*** MATERIAL FOR THIS TASK

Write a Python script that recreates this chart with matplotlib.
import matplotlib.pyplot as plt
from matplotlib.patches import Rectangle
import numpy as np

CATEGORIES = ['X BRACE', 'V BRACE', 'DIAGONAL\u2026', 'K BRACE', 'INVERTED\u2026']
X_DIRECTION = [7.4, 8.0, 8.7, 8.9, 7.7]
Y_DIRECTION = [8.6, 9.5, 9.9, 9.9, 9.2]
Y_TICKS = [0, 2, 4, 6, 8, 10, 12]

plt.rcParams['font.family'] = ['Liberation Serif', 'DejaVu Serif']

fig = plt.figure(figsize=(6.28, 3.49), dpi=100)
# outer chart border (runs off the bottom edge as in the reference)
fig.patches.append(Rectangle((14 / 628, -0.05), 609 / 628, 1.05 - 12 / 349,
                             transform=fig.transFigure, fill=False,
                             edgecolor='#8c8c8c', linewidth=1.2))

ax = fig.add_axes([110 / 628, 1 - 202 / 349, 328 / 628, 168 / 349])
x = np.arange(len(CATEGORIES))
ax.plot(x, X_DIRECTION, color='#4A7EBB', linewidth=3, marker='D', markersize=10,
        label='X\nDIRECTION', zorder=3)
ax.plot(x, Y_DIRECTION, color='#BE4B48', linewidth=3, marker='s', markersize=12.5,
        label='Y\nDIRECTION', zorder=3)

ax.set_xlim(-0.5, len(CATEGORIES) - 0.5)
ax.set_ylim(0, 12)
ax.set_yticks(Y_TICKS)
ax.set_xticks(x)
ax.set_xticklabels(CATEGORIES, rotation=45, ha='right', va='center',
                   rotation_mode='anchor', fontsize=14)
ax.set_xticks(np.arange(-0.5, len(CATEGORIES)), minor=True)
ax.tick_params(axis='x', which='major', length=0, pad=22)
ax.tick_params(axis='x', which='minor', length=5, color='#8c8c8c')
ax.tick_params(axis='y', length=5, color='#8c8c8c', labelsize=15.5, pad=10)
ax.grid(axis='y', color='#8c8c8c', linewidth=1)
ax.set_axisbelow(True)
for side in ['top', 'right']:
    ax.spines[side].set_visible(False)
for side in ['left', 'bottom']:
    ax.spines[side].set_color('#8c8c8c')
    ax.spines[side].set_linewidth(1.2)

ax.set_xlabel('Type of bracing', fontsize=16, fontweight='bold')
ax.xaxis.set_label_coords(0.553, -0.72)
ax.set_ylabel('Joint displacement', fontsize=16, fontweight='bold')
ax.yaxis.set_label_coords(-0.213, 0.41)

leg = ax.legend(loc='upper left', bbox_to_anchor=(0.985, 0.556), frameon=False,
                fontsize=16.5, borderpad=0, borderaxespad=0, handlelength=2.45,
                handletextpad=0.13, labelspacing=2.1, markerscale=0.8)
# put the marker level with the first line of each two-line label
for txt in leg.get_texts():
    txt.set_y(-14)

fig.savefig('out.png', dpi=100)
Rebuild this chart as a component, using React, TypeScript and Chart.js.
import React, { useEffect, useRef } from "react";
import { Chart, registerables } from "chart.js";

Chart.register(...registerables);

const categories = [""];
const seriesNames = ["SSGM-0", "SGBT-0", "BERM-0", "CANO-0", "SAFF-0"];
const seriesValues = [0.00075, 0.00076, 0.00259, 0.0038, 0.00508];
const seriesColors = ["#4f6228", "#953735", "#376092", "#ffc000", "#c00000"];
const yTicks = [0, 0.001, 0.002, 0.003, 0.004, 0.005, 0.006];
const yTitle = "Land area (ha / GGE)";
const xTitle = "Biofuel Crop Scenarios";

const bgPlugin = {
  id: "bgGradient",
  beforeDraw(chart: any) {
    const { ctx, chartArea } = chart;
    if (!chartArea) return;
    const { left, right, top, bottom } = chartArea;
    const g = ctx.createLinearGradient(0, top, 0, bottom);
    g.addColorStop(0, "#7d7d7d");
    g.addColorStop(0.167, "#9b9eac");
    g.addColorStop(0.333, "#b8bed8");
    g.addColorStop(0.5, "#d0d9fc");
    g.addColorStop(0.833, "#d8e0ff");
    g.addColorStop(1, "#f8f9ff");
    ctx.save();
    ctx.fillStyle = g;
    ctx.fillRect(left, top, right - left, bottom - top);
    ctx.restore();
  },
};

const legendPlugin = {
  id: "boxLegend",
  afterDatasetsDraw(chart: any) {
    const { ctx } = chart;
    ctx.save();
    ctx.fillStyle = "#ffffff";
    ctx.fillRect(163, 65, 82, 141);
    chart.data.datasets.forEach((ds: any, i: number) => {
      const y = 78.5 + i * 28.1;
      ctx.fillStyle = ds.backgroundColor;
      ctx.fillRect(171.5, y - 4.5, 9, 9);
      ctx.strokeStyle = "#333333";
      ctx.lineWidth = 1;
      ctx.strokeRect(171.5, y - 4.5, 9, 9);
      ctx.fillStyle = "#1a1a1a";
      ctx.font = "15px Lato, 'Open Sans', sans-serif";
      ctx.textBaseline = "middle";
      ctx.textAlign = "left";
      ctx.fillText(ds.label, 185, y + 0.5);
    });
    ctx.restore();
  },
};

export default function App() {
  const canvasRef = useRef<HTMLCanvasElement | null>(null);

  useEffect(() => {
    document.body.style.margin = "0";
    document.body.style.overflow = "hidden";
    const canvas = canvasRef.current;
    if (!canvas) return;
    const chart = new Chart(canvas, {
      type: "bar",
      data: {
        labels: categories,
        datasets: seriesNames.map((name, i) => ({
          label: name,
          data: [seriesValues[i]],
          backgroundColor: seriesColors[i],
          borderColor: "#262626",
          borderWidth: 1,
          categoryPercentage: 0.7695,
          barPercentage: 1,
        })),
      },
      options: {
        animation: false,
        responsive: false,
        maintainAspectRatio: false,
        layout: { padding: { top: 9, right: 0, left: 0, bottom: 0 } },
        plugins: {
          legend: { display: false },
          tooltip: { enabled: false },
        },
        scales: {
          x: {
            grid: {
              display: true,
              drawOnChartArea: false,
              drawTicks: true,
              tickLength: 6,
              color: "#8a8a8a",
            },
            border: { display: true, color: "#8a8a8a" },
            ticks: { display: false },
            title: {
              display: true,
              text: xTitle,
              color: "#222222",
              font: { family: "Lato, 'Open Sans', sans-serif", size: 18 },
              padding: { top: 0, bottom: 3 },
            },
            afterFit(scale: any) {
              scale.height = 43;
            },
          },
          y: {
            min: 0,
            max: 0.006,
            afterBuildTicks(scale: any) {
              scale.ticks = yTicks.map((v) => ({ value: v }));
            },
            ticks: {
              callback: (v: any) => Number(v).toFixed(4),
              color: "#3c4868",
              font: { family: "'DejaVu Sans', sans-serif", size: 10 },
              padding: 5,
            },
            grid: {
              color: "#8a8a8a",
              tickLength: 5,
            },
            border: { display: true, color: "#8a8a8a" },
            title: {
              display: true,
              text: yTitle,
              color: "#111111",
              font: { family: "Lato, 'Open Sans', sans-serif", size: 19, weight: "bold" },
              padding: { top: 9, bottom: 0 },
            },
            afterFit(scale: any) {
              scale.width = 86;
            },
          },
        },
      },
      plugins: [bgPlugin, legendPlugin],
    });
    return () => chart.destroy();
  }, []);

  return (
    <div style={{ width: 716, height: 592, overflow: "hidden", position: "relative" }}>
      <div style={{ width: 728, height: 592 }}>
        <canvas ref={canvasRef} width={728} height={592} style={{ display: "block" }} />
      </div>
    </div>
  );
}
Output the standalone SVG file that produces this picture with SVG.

******

**WRITTEN PROBLEM**
Copy the records above exactly, from the first line through the line containing "label='Y\nDIRECTION', zorder=3)", and include nothing else.

**FINAL RESULT**
Write a Python script that recreates this chart with matplotlib.
import matplotlib.pyplot as plt
from matplotlib.patches import Rectangle
import numpy as np

CATEGORIES = ['X BRACE', 'V BRACE', 'DIAGONAL\u2026', 'K BRACE', 'INVERTED\u2026']
X_DIRECTION = [7.4, 8.0, 8.7, 8.9, 7.7]
Y_DIRECTION = [8.6, 9.5, 9.9, 9.9, 9.2]
Y_TICKS = [0, 2, 4, 6, 8, 10, 12]

plt.rcParams['font.family'] = ['Liberation Serif', 'DejaVu Serif']

fig = plt.figure(figsize=(6.28, 3.49), dpi=100)
# outer chart border (runs off the bottom edge as in the reference)
fig.patches.append(Rectangle((14 / 628, -0.05), 609 / 628, 1.05 - 12 / 349,
                             transform=fig.transFigure, fill=False,
                             edgecolor='#8c8c8c', linewidth=1.2))

ax = fig.add_axes([110 / 628, 1 - 202 / 349, 328 / 628, 168 / 349])
x = np.arange(len(CATEGORIES))
ax.plot(x, X_DIRECTION, color='#4A7EBB', linewidth=3, marker='D', markersize=10,
        label='X\nDIRECTION', zorder=3)
ax.plot(x, Y_DIRECTION, color='#BE4B48', linewidth=3, marker='s', markersize=12.5,
        label='Y\nDIRECTION', zorder=3)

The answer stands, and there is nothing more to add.